====== RECORDED DATA ======

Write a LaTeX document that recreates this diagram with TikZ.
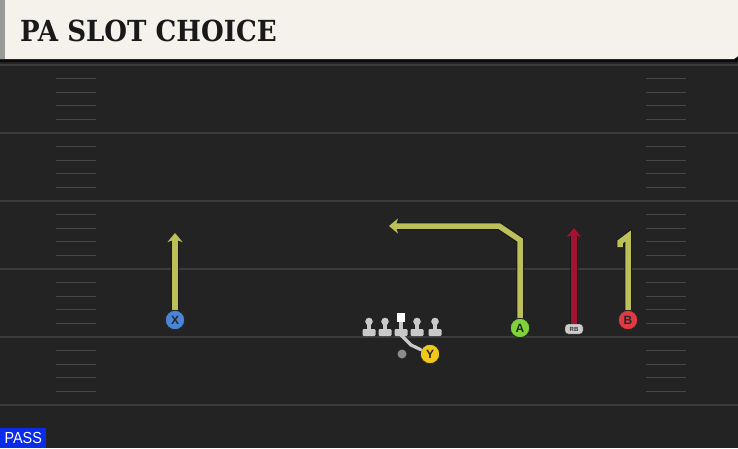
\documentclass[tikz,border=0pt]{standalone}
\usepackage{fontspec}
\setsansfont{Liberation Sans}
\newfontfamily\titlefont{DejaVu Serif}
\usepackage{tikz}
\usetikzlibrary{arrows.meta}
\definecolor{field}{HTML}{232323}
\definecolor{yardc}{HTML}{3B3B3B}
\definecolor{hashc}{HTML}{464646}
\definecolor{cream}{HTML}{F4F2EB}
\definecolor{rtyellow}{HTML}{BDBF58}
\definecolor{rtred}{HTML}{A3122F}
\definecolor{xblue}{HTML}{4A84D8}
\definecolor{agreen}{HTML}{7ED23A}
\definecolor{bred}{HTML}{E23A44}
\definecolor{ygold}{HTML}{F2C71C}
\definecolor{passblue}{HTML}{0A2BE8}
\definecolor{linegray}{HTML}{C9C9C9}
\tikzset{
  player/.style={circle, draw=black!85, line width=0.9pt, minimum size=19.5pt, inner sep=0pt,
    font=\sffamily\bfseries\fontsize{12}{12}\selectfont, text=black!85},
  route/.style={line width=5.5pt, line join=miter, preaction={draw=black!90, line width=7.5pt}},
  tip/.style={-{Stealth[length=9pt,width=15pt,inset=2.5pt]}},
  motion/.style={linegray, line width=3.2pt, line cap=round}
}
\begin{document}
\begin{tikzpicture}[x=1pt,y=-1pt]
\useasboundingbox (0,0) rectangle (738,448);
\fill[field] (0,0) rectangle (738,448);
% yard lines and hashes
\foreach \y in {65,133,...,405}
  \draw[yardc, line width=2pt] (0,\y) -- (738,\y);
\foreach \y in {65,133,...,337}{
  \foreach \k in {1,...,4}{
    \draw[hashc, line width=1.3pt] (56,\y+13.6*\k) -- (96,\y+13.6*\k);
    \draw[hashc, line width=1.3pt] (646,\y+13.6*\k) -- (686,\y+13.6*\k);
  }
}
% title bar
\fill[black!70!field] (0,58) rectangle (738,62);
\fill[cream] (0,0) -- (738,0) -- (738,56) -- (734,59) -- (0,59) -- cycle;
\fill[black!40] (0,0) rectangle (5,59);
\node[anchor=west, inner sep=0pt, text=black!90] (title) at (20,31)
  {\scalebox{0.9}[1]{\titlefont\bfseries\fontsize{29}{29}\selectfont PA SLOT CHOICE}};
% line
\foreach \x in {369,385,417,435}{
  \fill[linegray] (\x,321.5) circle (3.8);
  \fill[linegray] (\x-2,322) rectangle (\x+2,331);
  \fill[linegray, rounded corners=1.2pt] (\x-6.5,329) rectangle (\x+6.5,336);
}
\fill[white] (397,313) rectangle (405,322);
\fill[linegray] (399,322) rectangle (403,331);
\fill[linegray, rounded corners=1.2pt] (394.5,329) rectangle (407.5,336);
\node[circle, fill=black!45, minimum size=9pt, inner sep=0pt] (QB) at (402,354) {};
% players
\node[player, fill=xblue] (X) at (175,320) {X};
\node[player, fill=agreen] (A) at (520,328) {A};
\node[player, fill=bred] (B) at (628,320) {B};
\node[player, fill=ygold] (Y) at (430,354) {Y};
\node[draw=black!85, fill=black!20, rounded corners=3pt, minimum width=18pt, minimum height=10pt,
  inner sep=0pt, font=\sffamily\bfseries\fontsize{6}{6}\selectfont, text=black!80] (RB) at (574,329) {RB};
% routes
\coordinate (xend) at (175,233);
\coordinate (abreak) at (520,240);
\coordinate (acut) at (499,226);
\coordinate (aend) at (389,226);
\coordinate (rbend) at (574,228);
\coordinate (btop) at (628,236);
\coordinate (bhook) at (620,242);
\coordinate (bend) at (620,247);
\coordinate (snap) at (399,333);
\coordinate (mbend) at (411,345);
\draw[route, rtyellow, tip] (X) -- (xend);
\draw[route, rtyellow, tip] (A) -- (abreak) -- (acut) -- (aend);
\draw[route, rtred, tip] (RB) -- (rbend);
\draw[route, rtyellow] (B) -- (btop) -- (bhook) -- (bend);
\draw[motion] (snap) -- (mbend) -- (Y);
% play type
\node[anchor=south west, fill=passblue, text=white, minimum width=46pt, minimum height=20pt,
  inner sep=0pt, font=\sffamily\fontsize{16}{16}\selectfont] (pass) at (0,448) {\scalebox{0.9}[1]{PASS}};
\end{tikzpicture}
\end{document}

======

Leave the pictures out, and print every line of the listing exactly as written.

RESPONSE TO THIS TASK —
Write a LaTeX document that recreates this diagram with TikZ.
\documentclass[tikz,border=0pt]{standalone}
\usepackage{fontspec}
\setsansfont{Liberation Sans}
\newfontfamily\titlefont{DejaVu Serif}
\usepackage{tikz}
\usetikzlibrary{arrows.meta}
\definecolor{field}{HTML}{232323}
\definecolor{yardc}{HTML}{3B3B3B}
\definecolor{hashc}{HTML}{464646}
\definecolor{cream}{HTML}{F4F2EB}
\definecolor{rtyellow}{HTML}{BDBF58}
\definecolor{rtred}{HTML}{A3122F}
\definecolor{xblue}{HTML}{4A84D8}
\definecolor{agreen}{HTML}{7ED23A}
\definecolor{bred}{HTML}{E23A44}
\definecolor{ygold}{HTML}{F2C71C}
\definecolor{passblue}{HTML}{0A2BE8}
\definecolor{linegray}{HTML}{C9C9C9}
\tikzset{
  player/.style={circle, draw=black!85, line width=0.9pt, minimum size=19.5pt, inner sep=0pt,
    font=\sffamily\bfseries\fontsize{12}{12}\selectfont, text=black!85},
  route/.style={line width=5.5pt, line join=miter, preaction={draw=black!90, line width=7.5pt}},
  tip/.style={-{Stealth[length=9pt,width=15pt,inset=2.5pt]}},
  motion/.style={linegray, line width=3.2pt, line cap=round}
}
\begin{document}
\begin{tikzpicture}[x=1pt,y=-1pt]
\useasboundingbox (0,0) rectangle (738,448);
\fill[field] (0,0) rectangle (738,448);
% yard lines and hashes
\foreach \y in {65,133,...,405}
  \draw[yardc, line width=2pt] (0,\y) -- (738,\y);
\foreach \y in {65,133,...,337}{
  \foreach \k in {1,...,4}{
    \draw[hashc, line width=1.3pt] (56,\y+13.6*\k) -- (96,\y+13.6*\k);
    \draw[hashc, line width=1.3pt] (646,\y+13.6*\k) -- (686,\y+13.6*\k);
  }
}
% title bar
\fill[black!70!field] (0,58) rectangle (738,62);
\fill[cream] (0,0) -- (738,0) -- (738,56) -- (734,59) -- (0,59) -- cycle;
\fill[black!40] (0,0) rectangle (5,59);
\node[anchor=west, inner sep=0pt, text=black!90] (title) at (20,31)
  {\scalebox{0.9}[1]{\titlefont\bfseries\fontsize{29}{29}\selectfont PA SLOT CHOICE}};
% line
\foreach \x in {369,385,417,435}{
  \fill[linegray] (\x,321.5) circle (3.8);
  \fill[linegray] (\x-2,322) rectangle (\x+2,331);
  \fill[linegray, rounded corners=1.2pt] (\x-6.5,329) rectangle (\x+6.5,336);
}
\fill[white] (397,313) rectangle (405,322);
\fill[linegray] (399,322) rectangle (403,331);
\fill[linegray, rounded corners=1.2pt] (394.5,329) rectangle (407.5,336);
\node[circle, fill=black!45, minimum size=9pt, inner sep=0pt] (QB) at (402,354) {};
% players
\node[player, fill=xblue] (X) at (175,320) {X};
\node[player, fill=agreen] (A) at (520,328) {A};
\node[player, fill=bred] (B) at (628,320) {B};
\node[player, fill=ygold] (Y) at (430,354) {Y};
\node[draw=black!85, fill=black!20, rounded corners=3pt, minimum width=18pt, minimum height=10pt,
  inner sep=0pt, font=\sffamily\bfseries\fontsize{6}{6}\selectfont, text=black!80] (RB) at (574,329) {RB};
% routes
\coordinate (xend) at (175,233);
\coordinate (abreak) at (520,240);
\coordinate (acut) at (499,226);
\coordinate (aend) at (389,226);
\coordinate (rbend) at (574,228);
\coordinate (btop) at (628,236);
\coordinate (bhook) at (620,242);
\coordinate (bend) at (620,247);
\coordinate (snap) at (399,333);
\coordinate (mbend) at (411,345);
\draw[route, rtyellow, tip] (X) -- (xend);
\draw[route, rtyellow, tip] (A) -- (abreak) -- (acut) -- (aend);
\draw[route, rtred, tip] (RB) -- (rbend);
\draw[route, rtyellow] (B) -- (btop) -- (bhook) -- (bend);
\draw[motion] (snap) -- (mbend) -- (Y);
% play type
\node[anchor=south west, fill=passblue, text=white, minimum width=46pt, minimum height=20pt,
  inner sep=0pt, font=\sffamily\fontsize{16}{16}\selectfont] (pass) at (0,448) {\scalebox{0.9}[1]{PASS}};
\end{tikzpicture}
\end{document}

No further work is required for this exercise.